Hindsight - each person, each event, each comment, chipped a little off of Caleb's view of himself. He didn't mention these situations to me or his guidance counselor as casual stories, but to say, "Look, look at these bullets coming at me. I don't know how to protect myself." None of us really knew how much he hated himself. We didn't know what he battled daily in his head. From his writings, we now know that he thought he was "messed up" and "unlovable". He was worried about being alone forever and never finding real connections with people who would love the real him.

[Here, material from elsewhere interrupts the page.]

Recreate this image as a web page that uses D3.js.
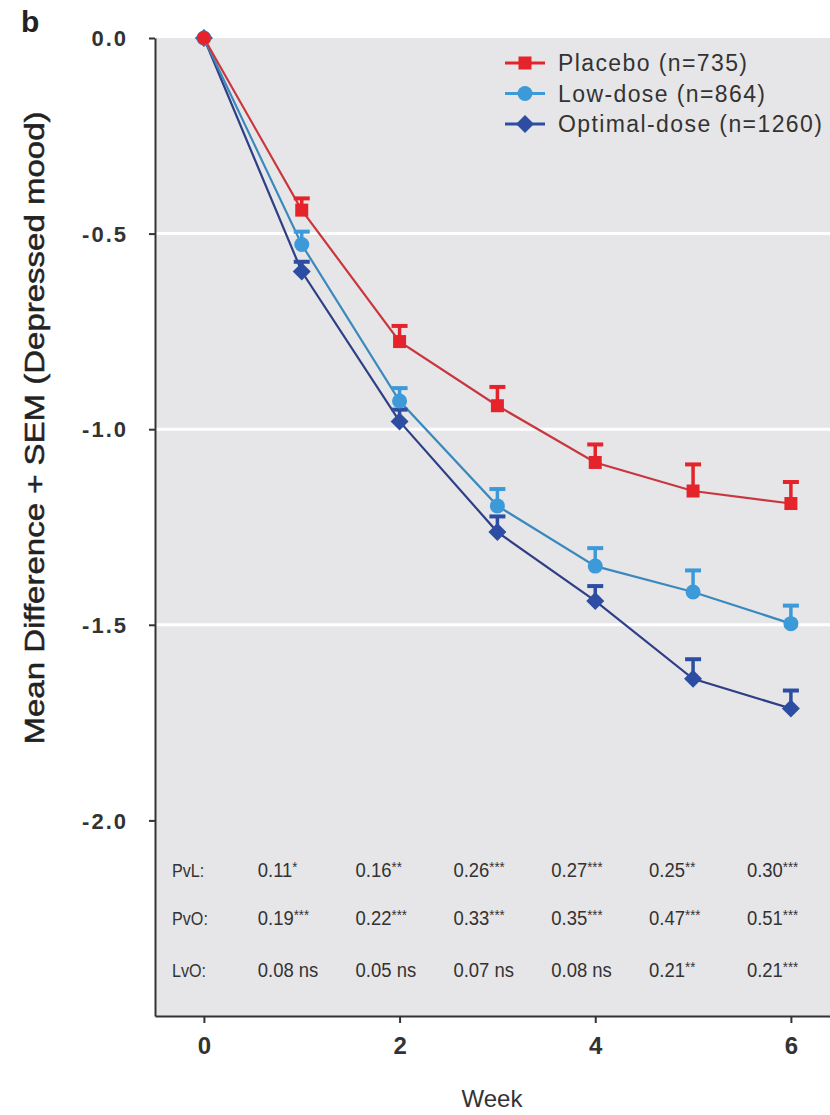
<!DOCTYPE html>
<html>
<head>
<meta charset="utf-8">
<script src="https://cdn.jsdelivr.net/npm/d3@7"></script>
<style>
  body { margin: 0; background: #fff; }
  text { font-family: "Liberation Sans", Arial, sans-serif; }
</style>
</head>
<body>
<div id="chart"></div>
<script>
// data
var weeks = [0, 1, 2, 3, 4, 5, 6];
var placeboMean = [0, -0.44, -0.776, -0.94, -1.085, -1.158, -1.19];
var placeboSem = [0, 0.03, 0.04, 0.048, 0.046, 0.068, 0.055];
var lowMean = [0, -0.528, -0.928, -1.196, -1.35, -1.416, -1.497];
var lowSem = [0, 0.033, 0.033, 0.043, 0.046, 0.055, 0.046];
var optimalMean = [0, -0.597, -0.98, -1.263, -1.439, -1.638, -1.714];
var optimalSem = [0, 0.025, 0.03, 0.04, 0.038, 0.05, 0.046];

var seriesNames = ["Placebo (n=735)", "Low-dose (n=864)", "Optimal-dose (n=1260)"];
var yTicks = [0, -0.5, -1.0, -1.5, -2.0];
var xTicks = [0, 2, 4, 6];

// p-value table
var tableWeeks = [1, 2, 3, 4, 5, 6];
var tableRows = ["PvL:", "PvO:", "LvO:"];
var pvlVals = ["0.11|*", "0.16|**", "0.26|***", "0.27|***", "0.25|**", "0.30|***"];
var pvoVals = ["0.19|***", "0.22|***", "0.33|***", "0.35|***", "0.47|***", "0.51|***"];
var lvoVals = ["0.08 ns|", "0.05 ns|", "0.07 ns|", "0.08 ns|", "0.21|**", "0.21|***"];

var svgWidth = 830;
var svgHeight = 1115;

var margin = { top: 38, left: 155 };
var height = 1016 - margin.top;
var width = 7 * 97.83;

var svg = d3.select("#chart")
  .append("svg")
  .attr("width", svgWidth)
  .attr("height", svgHeight);

var chartGroup = svg.append("g")
  .attr("transform", `translate(${margin.left}, ${margin.top})`);

var xScale = d3.scaleLinear().domain([-0.5, 6.5]).range([0, width]);
var yScale = d3.scaleLinear().domain([-2.5, 0]).range([height, 0]);

// panel
chartGroup.append("rect")
  .attr("x", 0).attr("y", 0)
  .attr("width", width).attr("height", height)
  .attr("fill", "#e6e6e8");

// white gridlines
chartGroup.selectAll(".grid")
  .data([-0.5, -1.0, -1.5])
  .enter()
  .append("line")
  .attr("x1", 0).attr("x2", width)
  .attr("y1", d => yScale(d)).attr("y2", d => yScale(d))
  .attr("stroke", "#fff")
  .attr("stroke-width", 3);

// axes
var leftAxis = d3.axisLeft(yScale).tickValues(yTicks).tickFormat(d => d3.format(".1f")(d).replace("−", "-"))
  .tickSizeInner(6).tickSizeOuter(0).tickPadding(21);
var bottomAxis = d3.axisBottom(xScale).tickValues(xTicks).tickFormat(d3.format("d"))
  .tickSizeInner(7).tickSizeOuter(0).tickPadding(14);

var yAxisG = chartGroup.append("g").call(leftAxis);
var xAxisG = chartGroup.append("g").attr("transform", `translate(0, ${height})`).call(bottomAxis);

[yAxisG, xAxisG].forEach(function(g) {
  g.select(".domain").attr("stroke", "#333").attr("stroke-width", 2);
  g.selectAll(".tick line").attr("stroke", "#333").attr("stroke-width", 2);
  g.selectAll(".tick text")
    .attr("fill", "#333")
    .attr("font-family", "Liberation Sans, Arial, sans-serif")
    .attr("font-weight", "bold");
});
yAxisG.selectAll(".tick text").attr("font-size", "22px").attr("letter-spacing", "2px").attr("dy", "0.35em");
xAxisG.selectAll(".tick text").attr("font-size", "24px");

// series
var series = [
  { name: seriesNames[2], mean: optimalMean, sem: optimalSem, color: "#2d4da3", line: "#2e3f86", shape: "diamond" },
  { name: seriesNames[1], mean: lowMean, sem: lowSem, color: "#3c9ad8", line: "#3a89bd", shape: "circle" },
  { name: seriesNames[0], mean: placeboMean, sem: placeboSem, color: "#e5232b", line: "#c9363d", shape: "square" }
];

var lineGen = d3.line()
  .x((d, i) => xScale(weeks[i]))
  .y(d => yScale(d));

function drawMarker(g, shape, color) {
  if (shape === "square") {
    g.append("rect").attr("x", -6.5).attr("y", -6.5).attr("width", 13).attr("height", 13).attr("fill", color);
  } else if (shape === "circle") {
    g.append("circle").attr("r", 7.5).attr("fill", color);
  } else {
    g.append("path").attr("d", "M0,-9L9,0L0,9L-9,0Z").attr("fill", color);
  }
}

series.forEach(function(s) {
  chartGroup.append("path")
    .datum(s.mean)
    .attr("d", lineGen)
    .attr("fill", "none")
    .attr("stroke", s.line)
    .attr("stroke-width", 2.2);
});

series.forEach(function(s) {
  var pts = chartGroup.selectAll(null)
    .data(weeks.slice(1))
    .enter()
    .append("g");
  // error bars (upper only)
  pts.append("line")
    .attr("x1", d => xScale(d)).attr("x2", d => xScale(d))
    .attr("y1", d => yScale(s.mean[d]))
    .attr("y2", d => yScale(s.mean[d] + s.sem[d]))
    .attr("stroke", s.color).attr("stroke-width", 3.5);
  pts.append("line")
    .attr("x1", d => xScale(d) - 8).attr("x2", d => xScale(d) + 8)
    .attr("y1", d => yScale(s.mean[d] + s.sem[d]))
    .attr("y2", d => yScale(s.mean[d] + s.sem[d]))
    .attr("stroke", s.color).attr("stroke-width", 4);
});

series.forEach(function(s) {
  weeks.forEach(function(w, i) {
    var g = chartGroup.append("g")
      .attr("transform", `translate(${xScale(w)}, ${yScale(s.mean[i])})`);
    if (w === 0 && s.shape === "square") {
      g.append("circle").attr("r", 7).attr("fill", s.color);
    } else {
      drawMarker(g, s.shape, s.color);
    }
  });
});

// legend
var legend = svg.append("g").attr("transform", "translate(505, 63)");
[series[2], series[1], series[0]].forEach(function(s, i) {
  var row = legend.append("g").attr("transform", `translate(0, ${i * 30.5})`);
  row.append("line").attr("x1", 0).attr("x2", 40).attr("y1", 0).attr("y2", 0)
    .attr("stroke", s.color).attr("stroke-width", 3);
  var m = row.append("g").attr("transform", "translate(20, 0)");
  drawMarker(m, s.shape, s.color);
  row.append("text")
    .attr("x", 53).attr("y", 0).attr("dy", "0.36em")
    .attr("font-size", "23px").attr("letter-spacing", "1.4px").attr("fill", "#333")
    .text(s.name);
});

// p-value table
var tableData = [pvlVals, pvoVals, lvoVals];
var rowY = [870, 918, 970];
tableRows.forEach(function(lbl, r) {
  svg.append("text")
    .attr("transform", `translate(172, ${rowY[r]}) scale(0.85, 1)`)
    .attr("dy", "0.35em")
    .attr("font-size", "19px").attr("fill", "#333")
    .text(lbl);
  tableWeeks.forEach(function(w, c) {
    var parts = tableData[r][c].split("|");
    var t = svg.append("text")
      .attr("transform", `translate(${margin.left + xScale(w) - 44}, ${rowY[r]}) scale(0.88, 1)`)
      .attr("dy", "0.35em")
      .attr("font-size", "21px").attr("fill", "#333");
    t.append("tspan").text(parts[0]);
    if (parts[1]) {
      t.append("tspan").attr("font-size", "15px").attr("dy", "-5").text(parts[1]);
    }
  });
});

// axis titles
svg.append("text")
  .attr("transform", "translate(44, 428) rotate(-90)")
  .attr("text-anchor", "middle")
  .attr("font-size", "27px")
  .attr("textLength", 633)
  .attr("lengthAdjust", "spacingAndGlyphs")
  .attr("fill", "#222")
  .attr("stroke", "#222")
  .attr("stroke-width", 0.5)
  .text("Mean Difference + SEM (Depressed mood)");

svg.append("text")
  .attr("x", 492).attr("y", 1107)
  .attr("text-anchor", "middle")
  .attr("font-size", "24px")
  .attr("fill", "#333")
  .text("Week");

svg.append("text")
  .attr("x", 21).attr("y", 32)
  .attr("font-size", "30px")
  .attr("font-weight", "bold")
  .attr("fill", "#222")
  .text("b");
</script>
</body>
</html>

Please take a moment to analyze the words you use and the expectations you put on others. All of us are human. We have no real idea of how our words effect another. We all hide our fears, hurts, and wounds from the world; some more than others. We all just want someone to love us and have our back, no matter what crazy thing we do or stupid mistake we make. Just love. Just love one another. Don't worry about the small things. They are insignificant. They are temporary. Just love.